Exercise prompt: Skip the images and copy each record exactly as written.

Dataset content:
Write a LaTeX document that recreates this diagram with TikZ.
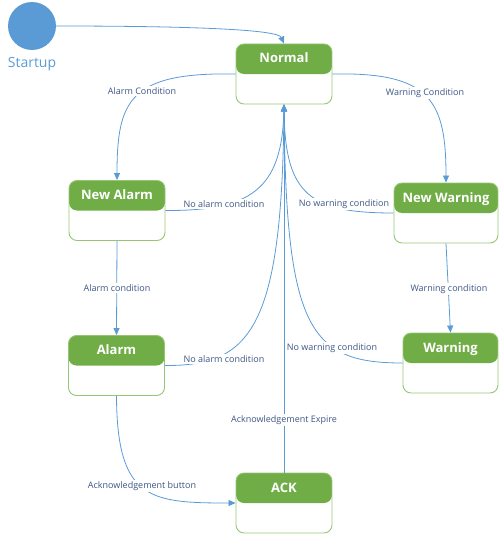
\documentclass[tikz,border=0pt]{standalone}
\usepackage{fontspec}
\setmainfont{Open Sans}
\usetikzlibrary{arrows.meta}
\definecolor{hdrgreen}{RGB}{112,173,71}
\definecolor{boxgreen}{RGB}{150,198,116}
\definecolor{lineblue}{RGB}{91,155,213}
\definecolor{lbltext}{RGB}{62,86,132}
\begin{document}
\begin{tikzpicture}[x=1pt,y=-1pt,
    statebox/.style={draw=boxgreen,line width=0.9pt,rounded corners=8pt,
      minimum width=96pt,minimum height=60pt,inner ysep=0pt,
      text height=19pt,text depth=41pt,text=white,
      font=\fontsize{13}{15}\selectfont\bfseries,
      path picture={\fill[hdrgreen] (path picture bounding box.north west)
        rectangle (path picture bounding box.east);}},
    lbl/.style={fill=white,text=lbltext,font=\fontsize{9}{11}\selectfont,inner sep=1.5pt},
    flow/.style={draw=lineblue,line width=0.8pt,-{Triangle[length=7pt,width=6pt]}}]
  \useasboundingbox (0,0) rectangle (501,535);

  \node[circle,fill=lineblue,minimum size=48pt,inner sep=0pt] (startup) at (32,26) {};
  \node[text=lineblue,font=\fontsize{14}{16}\selectfont] (startuplbl) at (32,64) {Startup};

  \begin{scope}[every node/.style={statebox}]
      \node (normal) at (284,74) {Normal};
      \node (newalarm) at (117,210.5) {New Alarm};
      \node[minimum width=104pt] (newwarn) at (446,213) {New Warning};
      \node (alarm) at (116.5,365.5) {Alarm};
      \node[minimum width=95pt] (warn) at (450.5,363) {Warning};
      \node (ack) at (284,503) {ACK};
  \end{scope}

  \begin{scope}[every path/.style={flow}]
      \path (startup.east) .. controls (200,26) and (278,30) .. (normal.north);
      \path (normal.west) .. controls (130,72) and (117,100) .. (newalarm.north);
      \path (normal.east) .. controls (430,72) and (446,100) .. (newwarn.north);
      \path (newalarm.south) -- (alarm.north);
      \path (newwarn.south) -- (warn.north);
      \path (newalarm.east) .. controls (250,211) and (282,190) .. (normal.south);
      \path (alarm.east) .. controls (250,366) and (282,330) .. (normal.south);
      \path (newwarn.west) .. controls (310,213) and (285,195) .. (normal.south);
      \path (warn.west) .. controls (310,363) and (286,330) .. (normal.south);
      \path (ack.north) -- (normal.south);
      \path (alarm.south) .. controls (117,500) and (150,503) .. (ack.west);
  \end{scope}

  \begin{scope}[every node/.style={lbl}]
      \node (lalarmc) at (142,91) {Alarm Condition};
      \node (lwarnc) at (425,93) {Warning Condition};
      \node (lalarm) at (117,288) {Alarm condition};
      \node (lwarn) at (449,289) {Warning condition};
      \node (lnoal1) at (224,204) {No alarm condition};
      \node (lnowa1) at (344,204) {No warning condition};
      \node (lnoal2) at (224,359) {No alarm condition};
      \node (lnowa2) at (332,348) {No warning condition};
      \node (lexpire) at (284,420) {Acknowledgement Expire};
      \node (lbutton) at (142,486) {Acknowledgement button};
  \end{scope}
\end{tikzpicture}
\end{document}
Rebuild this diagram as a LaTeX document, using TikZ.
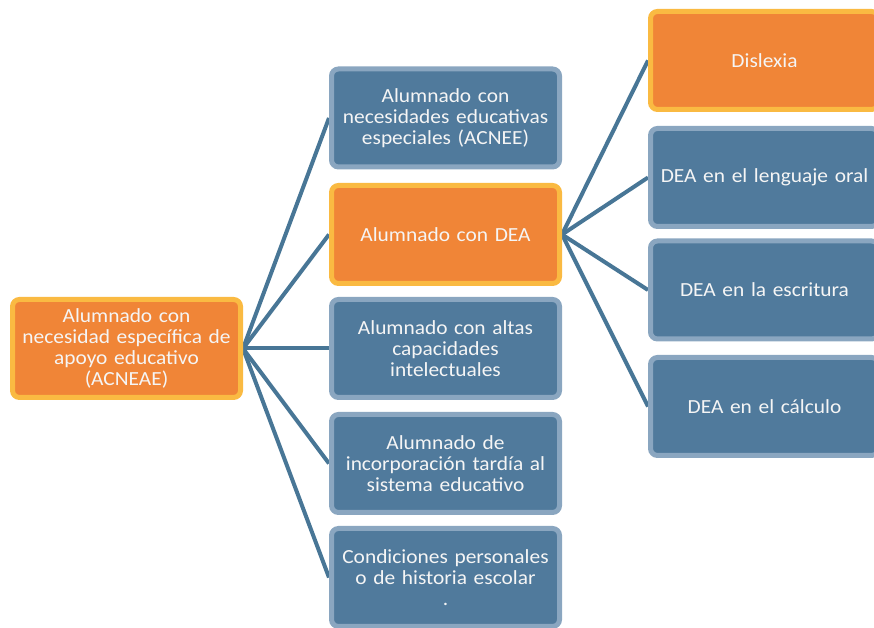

Answer for this exercise:
Write a LaTeX document that recreates this diagram with TikZ.
\documentclass[tikz,border=0pt]{standalone}
\usepackage{fontspec}
\setmainfont{Open Sans}
\usetikzlibrary{arrows.meta}
\definecolor{hdrgreen}{RGB}{112,173,71}
\definecolor{boxgreen}{RGB}{150,198,116}
\definecolor{lineblue}{RGB}{91,155,213}
\definecolor{lbltext}{RGB}{62,86,132}
\begin{document}
\begin{tikzpicture}[x=1pt,y=-1pt,
    statebox/.style={draw=boxgreen,line width=0.9pt,rounded corners=8pt,
      minimum width=96pt,minimum height=60pt,inner ysep=0pt,
      text height=19pt,text depth=41pt,text=white,
      font=\fontsize{13}{15}\selectfont\bfseries,
      path picture={\fill[hdrgreen] (path picture bounding box.north west)
        rectangle (path picture bounding box.east);}},
    lbl/.style={fill=white,text=lbltext,font=\fontsize{9}{11}\selectfont,inner sep=1.5pt},
    flow/.style={draw=lineblue,line width=0.8pt,-{Triangle[length=7pt,width=6pt]}}]
  \useasboundingbox (0,0) rectangle (501,535);

  \node[circle,fill=lineblue,minimum size=48pt,inner sep=0pt] (startup) at (32,26) {};
  \node[text=lineblue,font=\fontsize{14}{16}\selectfont] (startuplbl) at (32,64) {Startup};

  \begin{scope}[every node/.style={statebox}]
      \node (normal) at (284,74) {Normal};
      \node (newalarm) at (117,210.5) {New Alarm};
      \node[minimum width=104pt] (newwarn) at (446,213) {New Warning};
      \node (alarm) at (116.5,365.5) {Alarm};
      \node[minimum width=95pt] (warn) at (450.5,363) {Warning};
      \node (ack) at (284,503) {ACK};
  \end{scope}

  \begin{scope}[every path/.style={flow}]
      \path (startup.east) .. controls (200,26) and (278,30) .. (normal.north);
      \path (normal.west) .. controls (130,72) and (117,100) .. (newalarm.north);
      \path (normal.east) .. controls (430,72) and (446,100) .. (newwarn.north);
      \path (newalarm.south) -- (alarm.north);
      \path (newwarn.south) -- (warn.north);
      \path (newalarm.east) .. controls (250,211) and (282,190) .. (normal.south);
      \path (alarm.east) .. controls (250,366) and (282,330) .. (normal.south);
      \path (newwarn.west) .. controls (310,213) and (285,195) .. (normal.south);
      \path (warn.west) .. controls (310,363) and (286,330) .. (normal.south);
      \path (ack.north) -- (normal.south);
      \path (alarm.south) .. controls (117,500) and (150,503) .. (ack.west);
  \end{scope}

  \begin{scope}[every node/.style={lbl}]
      \node (lalarmc) at (142,91) {Alarm Condition};
      \node (lwarnc) at (425,93) {Warning Condition};
      \node (lalarm) at (117,288) {Alarm condition};
      \node (lwarn) at (449,289) {Warning condition};
      \node (lnoal1) at (224,204) {No alarm condition};
      \node (lnowa1) at (344,204) {No warning condition};
      \node (lnoal2) at (224,359) {No alarm condition};
      \node (lnowa2) at (332,348) {No warning condition};
      \node (lexpire) at (284,420) {Acknowledgement Expire};
      \node (lbutton) at (142,486) {Acknowledgement button};
  \end{scope}
\end{tikzpicture}
\end{document}
Rebuild this diagram as a LaTeX document, using TikZ.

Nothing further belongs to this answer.